This classic, daring-do film about the U.S. World War II combat swimmers, is great entertainment, even if it is showing its age.
I recently discovered this movie classic, and I must admit I was a bit skeptical. I mean a dive movies about valiant Navy divers, filmed in 1951?
Couldn’t be that good. But I must say that while the dialogue and drama does reveal the movie’s age, I was greatly entertained.
The movie is directed by Lloyd Bacon and follows a group of U.S. Navy Underwater Demolition Team (UTD) soldiers, known as “Frogmen”.
The unit has recently (prior to the movie starting) lost their beloved commander and has been assigned a new one. The new commander, played somewhat stiffly by Richard Widmark, doesn’t share his predecessor's leadership style. Being less “one of the boys” and more a career officer doesn’t sit well with the men and he struggles to gain their trust.
However, as the band of watery brothers face the perils of the Pacific Theater, he eventually proves himself a worthy leader of these He-Men of the Sea (their own term).
The plot is hardly a big surprise and the main devices have been seen in any number of war films.
What is the main draw of this film are definitely the underwater scenes. Even though it is filmed in 1951 and shot entirely on set using the 20th Century Fox Studios in Hollywood, CA. The water scenes, both surface and underwater, work really well. And it is obvious that the filmmakers have taken great care in depicting the methods used by the real-life UDT soldiers.

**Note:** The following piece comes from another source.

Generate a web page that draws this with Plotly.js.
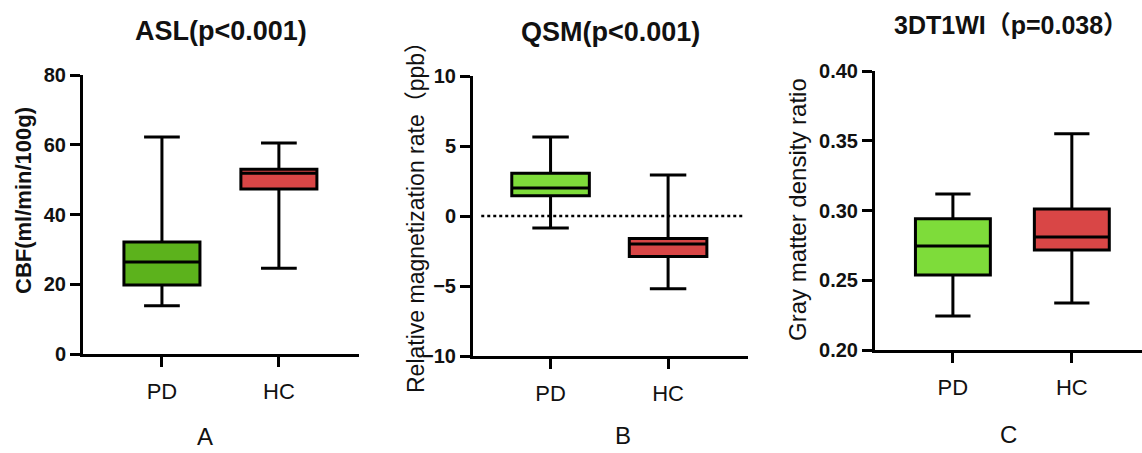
<!DOCTYPE html>
<html>
<head>
<meta charset="utf-8">
<script src="https://cdn.plot.ly/plotly-3.0.1.min.js"></script>
<style>html,body{margin:0;padding:0;background:#fff;}#chart{width:1142px;height:453px;}</style>
</head>
<body>
<div id="chart"></div>
<script>
// ---- data ----
var groups = ['PD', 'HC'];

// Panel A: ASL, CBF (ml/min/100g)
var aslLow  = [13.8, 24.6];
var aslQ1   = [19.8, 47.3];
var aslMed  = [26.4, 51.8];
var aslQ3   = [32.1, 53.0];
var aslHigh = [62.2, 60.5];

// Panel B: QSM, relative magnetization rate (ppb)
var qsmLow  = [-0.85, -5.2];
var qsmQ1   = [1.45, -2.9];
var qsmMed  = [2.0, -2.0];
var qsmQ3   = [3.05, -1.6];
var qsmHigh = [5.65, 2.93];

// Panel C: 3DT1WI, gray matter density ratio
var gmLow  = [0.2244, 0.2337];
var gmQ1   = [0.2538, 0.2717];
var gmMed  = [0.2746, 0.2810];
var gmQ3   = [0.2940, 0.3010];
var gmHigh = [0.3118, 0.3550];

var titles = ['ASL(p<0.001)', 'QSM(p<0.001)', '3DT1WI（p=0.038）'];
var yTitles = ['CBF(ml/min/100g)', 'Relative magnetization rate（ppb）', 'Gray matter density ratio'];
var panelLetters = ['A', 'B', 'C'];

// ---- styles ----
var FONT = 'Liberation Sans, Arial, Noto Sans CJK SC, sans-serif';
var greenA = '#5cb21c';
var greenBC = '#7edc3a';
var red = '#d94646';

function boxTraces(low, q1, med, q3, high, xa, ya, colors, width) {
  return groups.map(function (g, i) {
    return {
      type: 'box',
      x: [g],
      lowerfence: [low[i]],
      q1: [q1[i]],
      median: [med[i]],
      q3: [q3[i]],
      upperfence: [high[i]],
      xaxis: xa, yaxis: ya,
      fillcolor: colors[i],
      line: {color: '#000', width: 3},
      whiskerwidth: 0.47,
      width: width,
      boxpoints: false,
      showlegend: false,
      hoverinfo: 'skip'
    };
  });
}

var data = []
  .concat(boxTraces(aslLow, aslQ1, aslMed, aslQ3, aslHigh, 'x', 'y', [greenA, red], 0.65))
  .concat(boxTraces(qsmLow, qsmQ1, qsmMed, qsmQ3, qsmHigh, 'x2', 'y2', [greenBC, red], 0.66))
  .concat(boxTraces(gmLow, gmQ1, gmMed, gmQ3, gmHigh, 'x3', 'y3', [greenBC, red], 0.63));

function xAxis(domain, range, anchor) {
  return {
    domain: domain, range: range, type: 'category', anchor: anchor,
    showline: true, linewidth: 3, linecolor: '#000',
    ticks: 'outside', ticklen: 10, tickwidth: 3, tickcolor: '#000',
    ticklabelstandoff: 6,
    tickfont: {family: FONT, size: 22, color: '#111'},
    showgrid: false, zeroline: false, fixedrange: true
  };
}
function yAxis(domain, range, dtick, fmt, anchor) {
  return {
    domain: domain, range: range, dtick: dtick, tick0: range[0], anchor: anchor,
    tickformat: fmt,
    showline: true, linewidth: 3, linecolor: '#000',
    ticks: 'outside', ticklen: 10, tickwidth: 3, tickcolor: '#000',
    tickfont: {family: FONT, size: 20, color: '#111', weight: 'bold'},
    showgrid: false, zeroline: false, fixedrange: true
  };
}

var W = 1142, H = 453;
function px(x) { return x / W; }
function py(y) { return 1 - y / H; }

var annotations = [
  {text: titles[0], x: px(221), y: py(31), font: {family: FONT, size: 27, color: '#111', weight: 'bold'}},
  {text: titles[1], x: px(610), y: py(32), font: {family: FONT, size: 27, color: '#111', weight: 'bold'}},
  {text: titles[2], x: px(1011), y: py(25), font: {family: FONT, size: 25, color: '#111', weight: 'bold'}},
  {text: yTitles[0], x: px(23), y: py(201), textangle: -90, font: {family: FONT, size: 22, color: '#111', weight: 'bold'}},
  {text: yTitles[1], x: px(416), y: py(212), textangle: -90, font: {family: FONT, size: 23, color: '#111'}},
  {text: yTitles[2], x: px(798), y: py(210), textangle: -90, font: {family: FONT, size: 24, color: '#111'}},
  {text: panelLetters[0], x: px(205), y: py(436), font: {family: FONT, size: 24, color: '#111'}},
  {text: panelLetters[1], x: px(623), y: py(435), font: {family: FONT, size: 24, color: '#111'}},
  {text: panelLetters[2], x: px(1008), y: py(434), font: {family: FONT, size: 24, color: '#111'}}
].map(function (a) {
  a.xref = 'paper'; a.yref = 'paper'; a.showarrow = false;
  a.xanchor = 'center'; a.yanchor = 'middle';
  return a;
});

var layout = {
  width: W, height: H,
  margin: {l: 0, r: 0, t: 0, b: 0},
  paper_bgcolor: '#fff', plot_bgcolor: '#fff',
  boxmode: 'overlay',
  xaxis:  xAxis([px(83), px(359)], [-0.675, 1.685], 'y'),
  yaxis:  yAxis([py(354), py(75)], [0, 80], 20, 'd', 'x'),
  xaxis2: xAxis([px(473), px(748)], [-0.66, 1.68], 'y2'),
  yaxis2: yAxis([py(356), py(76)], [-10, 10], 5, 'd', 'x2'),
  xaxis3: xAxis([px(875), px(1142)], [-0.655, 1.59], 'y3'),
  yaxis3: yAxis([py(350), py(71)], [0.2, 0.4], 0.05, '.2f', 'x3'),
  shapes: [{
    type: 'line', xref: 'x2 domain', yref: 'y2',
    x0: 0.03, x1: 0.99, y0: 0, y1: 0,
    line: {color: '#000', width: 2.5, dash: 'dot'}
  }],
  annotations: annotations
};

Plotly.newPlot('chart', data, layout, {displayModeBar: false, staticPlot: true});
</script>
</body>
</html>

In spite of this, one technical glitch has made its way into the film: in one of the dive scenes, the UDT soldiers are diving with open-circuit aqualungs, which were unknown to anyone outside of a handful of people in France until after the war.
Real UDT soldiers used closed-circuit rebreathers, but this is only noticeable by us dive geeks.
Due to the movie’s age, it is shot entirely in black and white which does remove some of the underwater beauty, which later dive films have strived to capture, is lacking.
But this isn’t actually a bad thing. As it means that we get fewer “diver frolicking in the beautiful water” kind of scenes, and more focus on underwater action. And that action works well using the unique environment that the water is to make the scenes all the more powerful.
All in all a very enjoyable film, about a very fascinating part of World War II history. It might not be for everyone, but for dive enthusiasts, especially those with a liking for history it is a must-see.
The historic background of the film
During World War II, amphibious landings were a major part of military tactics, in both the European and Pacific Theaters. Where shallow-bottomed landing boats loaded with troops would sail up on a beach and let out the troops.
Think the opening scene from Saving Private Ryan.
But to do this the Navy needed to know that the boats were actually able to reach the beach and find a path clear of any underwater obstacles. Also, enemy forces would place underwater defenses to prevent these landing boats from accessing the shore.
So Navy divers, called Underwater Demolition Teams were sent in before-hand to do reconnaissance of both underwater features and land-based topography. As well as to identify and remove any defenses that might cause problems for the landing vessels.
These teams were highly successful, not least at the beaches in Normandy, prior to the D-Day invasion.
After the war, these teams were further expanded and additional tasks were added to their area or operations. And in time, they became what we today know as Navy SEALs.
Underwater demolition and reconnaissance are still among the key operative tasks of SEALs, but it all started with the UTDs.